The Most Creative Cheeseburger
When it comes to assessing creative ideas, perception is reality.
I've been eating a lot of cheeseburgers lately. I'm doing so in the name of science, kind of.
Some friends and I have been working through a March Madness-style bracket to find the tastiest cheeseburger in Chicago. Every few weeks we buy cheeseburgers from two different restaurants, enjoy them as a group, and when everyone is finished, we vote on which burger won the match-up. Afterwards, we debate the juicy details of texture, flavor, cheesiness, et cetera, and the bracket is updated. None of us are trained chefs or otherwise qualified to be cheeseburger "experts," but there tends to be pretty strong agreement among us, even in the absence of calibration on what makes for a tasty burger. We all have our own criteria.
In other words, we know tasty burger when find one.
Coincidentally, our system or rating burgers closely mirrors what's been described as the "gold standard" in assessing creativity, the Consensual Assessment Technique, or CAT.
Creative potential and creative performance are really hard to measure because it's difficult to set a standard for something that doesn't exist yet. Also, it's very tricky to compare creative thinking across domains.

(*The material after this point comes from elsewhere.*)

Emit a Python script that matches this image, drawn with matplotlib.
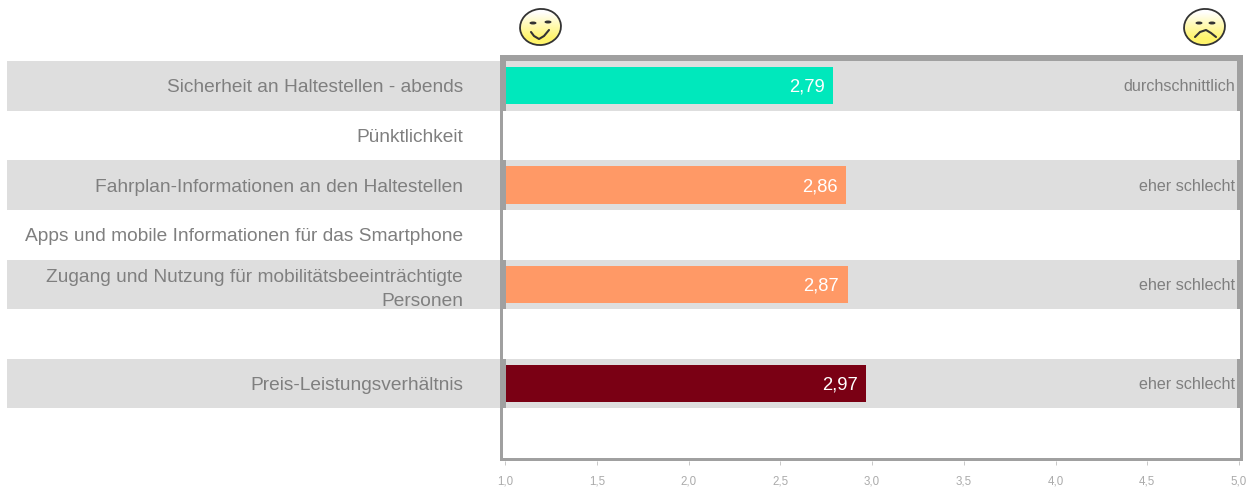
import matplotlib
matplotlib.use('Agg')
import numpy as np
from matplotlib import pyplot as plt
from matplotlib.patches import Ellipse, Rectangle

plt.rcParams['font.family'] = ['Liberation Sans', 'DejaVu Sans']

categories = ['Sicherheit an Haltestellen - abends', 'Pünktlichkeit',
              'Fahrplan-Informationen an den Haltestellen',
              'Apps und mobile Informationen für das Smartphone',
              'Zugang und Nutzung für mobilitätsbeeinträchtigte\nPersonen',
              '', 'Preis-Leistungsverhältnis', '']
values = [2.79, None, 2.86, None, 2.87, None, 2.97, None]
verdicts = ['durchschnittlich', '', 'eher schlecht', '', 'eher schlecht', '', 'eher schlecht', '']
bar_colors = ['#00E8BC', None, '#FF9966', None, '#FF9966', None, '#7A0014', None]
banded = [True, False, True, False, True, False, True, False]
ticks = [1.0, 1.5, 2.0, 2.5, 3.0, 3.5, 4.0, 4.5, 5.0]
tick_labels = ['1,0', '1,5', '2,0', '2,5', '3,0', '3,5', '4,0', '4,5', '5,0']

W, H = 1253, 492
BAND = '#DEDEDE'
FRAME = '#A0A0A0'
TEXT = '#7F7F7F'
px = 0.72  # points per pixel at dpi 100

fig = plt.figure(figsize=(W / 100, H / 100), dpi=100)

# main axes, 505-1239 px across and 61-458 px down
ax = fig.add_axes([505 / W, 1 - 458 / H, 734 / W, 397 / H], zorder=1)
ax.patch.set_alpha(0)
ax.set_xlim(1, 5)
ax.set_ylim(len(categories) - 0.5, -0.5)

left_frac = (7 - 505) / 734
right_frac = (1238 - 505) / 734
for i, on in enumerate(banded):
    if on:
        ax.axhspan(i - 0.5, i + 0.5, xmin=left_frac, xmax=right_frac, color=BAND,
                   lw=0, clip_on=False, zorder=0)

for i, v in enumerate(values):
    if v is None:
        continue
    ax.barh(i, v - 1, left=1, height=0.75, color=bar_colors[i], zorder=2)
    ax.annotate(f'{v:.2f}'.replace('.', ','), (v, i), xytext=(-9 * px, -1.5 * px),
                textcoords='offset points', ha='right', va='center',
                color='white', fontsize=13.2, zorder=3)

for i, t in enumerate(verdicts):
    if t:
        ax.annotate(t, (5, i), xytext=(-4 * px, -1 * px), textcoords='offset points',
                    ha='right', va='center', color=TEXT, fontsize=11.6, zorder=3)

for s in ax.spines.values():
    s.set_visible(False)
ax.spines['bottom'].set_position(('outward', 3 * px))

ax.set_xticks(ticks)
ax.set_xticklabels(tick_labels)
ax.tick_params(axis='x', length=4 * px, width=0.7, color='#C8C8C8', pad=10.5 * px,
               labelcolor='#ABABAB', labelsize=8.3)
ax.set_yticks(range(len(categories)))
ax.set_yticklabels(categories)
ax.tick_params(axis='y', length=0, pad=42 * px, labelcolor=TEXT, labelsize=13.75)
for lab in ax.get_yticklabels():
    lab.set_multialignment('right')
    lab.set_linespacing(1.5)

# overlay in pixel coordinates for the frame and the smileys
ov = fig.add_axes([0, 0, 1, 1], zorder=2)
ov.patch.set_alpha(0)
ov.axis('off')


def frame_rect(x0, y0, x1, y1):
    ov.add_patch(Rectangle((x0, y0), x1 - x0, y1 - y0, color=FRAME, lw=0))


frame_rect(500, 55, 1243, 61)
frame_rect(500, 458, 1243, 461)
frame_rect(500, 55, 502.5, 461)
frame_rect(1240, 55, 1243, 461)
row_h = 397 / len(categories)
for i, on in enumerate(banded):
    if on:
        frame_rect(500, 61 + i * row_h, 506, 61 + (i + 1) * row_h)
        frame_rect(1237, 61 + i * row_h, 1243, 61 + (i + 1) * row_h)


def smiley(cx, cy, eyes, mouth):
    grad = np.linspace(0, 1, 64).reshape(-1, 1, 1)
    white = np.array([1, 1, 1]).reshape(1, 1, 3)
    yellow = np.array([1, 0.96, 0.42]).reshape(1, 1, 3)
    img = white + (yellow - white) * np.clip((grad - 0.1) * 1.4, 0, 1)
    im = ov.imshow(img, extent=(cx - 21, cx + 21, cy + 18.5, cy - 18.5), aspect='auto', zorder=1)
    outline = Ellipse((cx, cy), 41, 36, angle=-8, fc='none', ec='#333333', lw=1.3, zorder=2)
    ov.add_patch(outline)
    clip = Ellipse((cx, cy), 41, 36, angle=-8, transform=ov.transData)
    im.set_clip_path(clip)
    for ex, ey in eyes:
        ov.add_patch(Ellipse((ex, ey), 7, 3, color='#333333', lw=0, zorder=3))
    ov.plot([m[0] for m in mouth], [m[1] for m in mouth], color='#333333', lw=1.5,
            solid_capstyle='round', zorder=3)


smiley(540.5, 27, [(533, 23), (548, 22)],
       [(531, 32), (534, 36), (539, 39), (544, 36), (549, 30)])
smiley(1204.5, 27, [(1199, 23), (1212, 23)],
       [(1195, 37), (1200, 32), (1206, 30), (1211, 33), (1216, 37)])

ov.set_xlim(0, W)
ov.set_ylim(H, 0)

fig.savefig('out.png', dpi=100)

For example, was Van Gogh more creative as a painter than Ravel was as a composer? Or, is the best burger in town better than the best burrito in town? (I am prepared to collect data on this too, btw.)
The CAT offers a pragmatic solution to one of the most vigorous debates in creativity research: is creativity domain-specific? In other words, do scientists, musicians, and software engineers all use the same creative thinking skills, or are they different? How can different creative products be compared to one another?
"An idea or product is creative to the extent that appropriate observers agree it is creative." - Teresa Amabile
To address these questions, the CAT is predicated on the idea that a product is creative when a group of experts from that domain agree it's creative. Teresa Amabile, the researcher who developed the CAT, demonstrated that measurement of creativity is a social process. If creative ideas are, by definition, unique and new, it's tough to set a standard for evaluation. But we can measure how consistently people perceive a product as creative. It's a simple idea that requires rather tedious execution. It goes like this:
Collect a bunch of creative products. This can be drawings, math equations, cheeseburgers, whatever.
Then have a set of domain experts (e.g., artists, mathematicians, cheeseburger aficionados) provide ratings on how creative the products are. Not how much they like the product, or how technically good the products are, but which products were most creative.
Each expert judges each product relative to all the other products in the set, not against any kind of standard.
Even without any sort of training, people tend to provide very consistent assessments of what is creative versus what isn't. Importantly, the CAT allows for comparisons across domains (like burritos vs. cheeseburgers, for example).
The CAT is cumbersome to execute. It's logistically complicated, and finding "experts" can be expensive. Even the very idea of who's an expert can get tricky and have real implications. This is why we see differences from expert reviewers and the rest of us on sites like IMDb.
Still, we've learned some important things about creativity from the CAT. For example, even though there are some personality traits or abilities that are generally linked to creativity, we also know that people who produce creative ideas in one domain don't often distinguish themselves in other domains. It's also an excellent demonstration of how when it comes to the value of creative ideas, perceptions are reality. The only standard is what people tend to think at any given point in time.
Importantly, the CAT and the research it has facilitated has other implications for organizations:
Creative performance requires specificity. It's not enough for a manager or an entire business to expect creativity from its employees. Describing in what ways new ideas are needed, what outcomes are desired, and what "creative" success looks like for an organization is essential.
Creative value is social. In other words, an idea isn't creative on its own merits; people familiar with the domain have to agree it is. And those people's expectations will change over time as the zeitgeist evolves, and what's considered creative moves in and out of style (like tie-dye clothes, apparently).
Assessing creativity doesn't need to be complicated. In fact, research shows that objective measures of creativity such as patent disclosures are correlated with managers' and employees' ratings of creativity. In other words, people's opinions about creativity are often corroborated by actual results.
Part of creativity's allure is its breadth. It exists in so many places and in so many ways, measuring it can feel elusive. On the other hand, the ubiquity of creativity means we can find it almost anywhere we look. You'll know it when you see it.